“Ha scritto poco, e le piacerebbe aver scritto meno”
Mentre noi passiamo sovente le giornate a chiederci perché l’editore non ci risponde (forse perché non è affatto buono quello che abbiamo scritto); o ad attendere che qualcuno scarichi la nostra opera da Amazon (e non accade, ma è ovvio, siamo in troppi a scrivere): c’era chi scriveva queste cose.
Ci prende sempre la vertigine quando all’improvviso troviamo certe affermazioni, e al volo comprendiamo che non sono di sbruffoni; ma di uomini (in questo caso, donne: la scrittrice ) che hanno sempre qualcosa da dire, ma quel qualcosa non è per riempire il silenzio di chiacchiere.
Bensì per dare al silenzio un senso più grande.
Questo è il tempo della scrittura ovunque, è l’era di “tutti scrittori”, e leggere quanto pensava Cristina Campo può far sorridere.

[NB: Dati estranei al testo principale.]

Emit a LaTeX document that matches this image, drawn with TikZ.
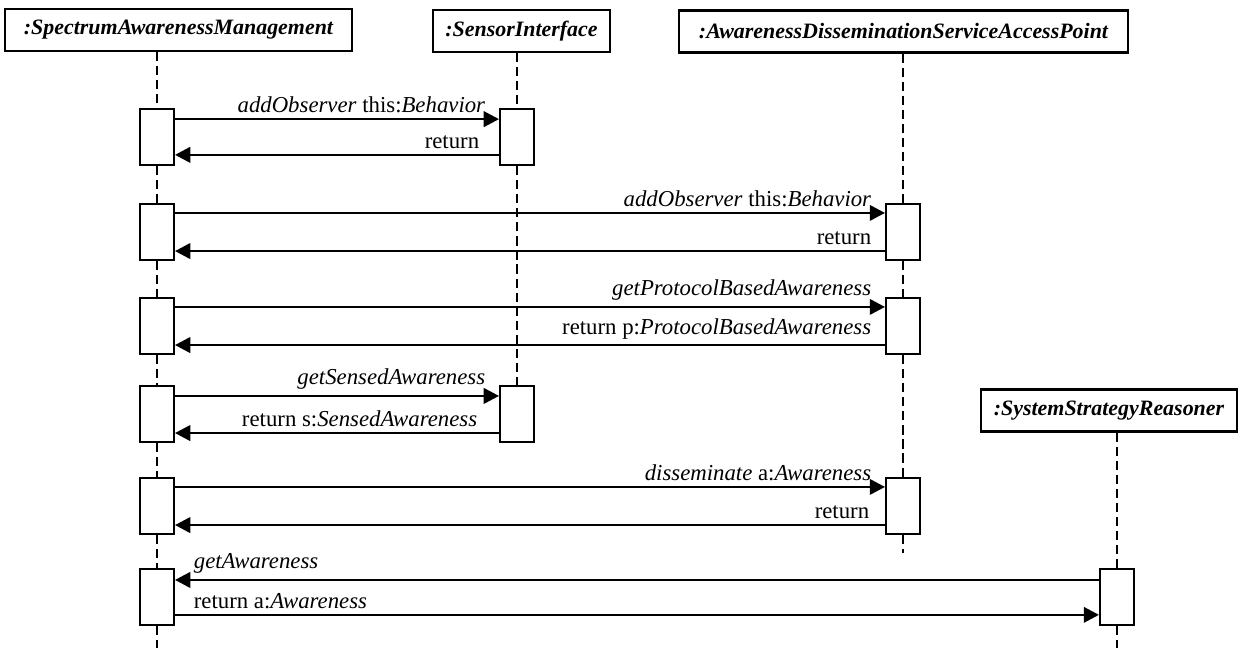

Soprattutto in un Paese come il nostro, dove a leggere è una minoranza.
Credo al contrario che lì ci sia parecchia verità, e che se si desidera offrire qualche speranza alle nostre parole (perché abbiano un senso), non possiamo moltiplicarle.

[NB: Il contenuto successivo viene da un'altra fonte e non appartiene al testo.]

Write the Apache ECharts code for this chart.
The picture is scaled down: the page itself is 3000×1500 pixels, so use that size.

Quando un settore ha un eccesso di offerta, ci sono solo due modi per non essere travolti e confusi.
Puntare all’eccellenza. E puntare alla sobrietà. È inevitabile.
Tanto le persone non possono leggere quello che scriviamo: hanno altro da fare. Per esempio: una vita da vivere. Perciò chi scrive deve tornare ai fondamentali. In questo modo, se costui o costei ha una voce, suonerà più limpida e sovrasterà il bailamme che domina la nostra vita. Sarà riconosciuta, non da tutti ovviamente: da pochi, eppure sarà già un successo. Perché questo non si nasconde nei grandi numeri, ma nell’intelligenza che si sveglia dal torpore, scopre che ha diritto al meglio. Alla bellezza per esempio.
Non conosco nulla di Cristina Campo, ma mi basta quella frase per capire tanto, forse tutto.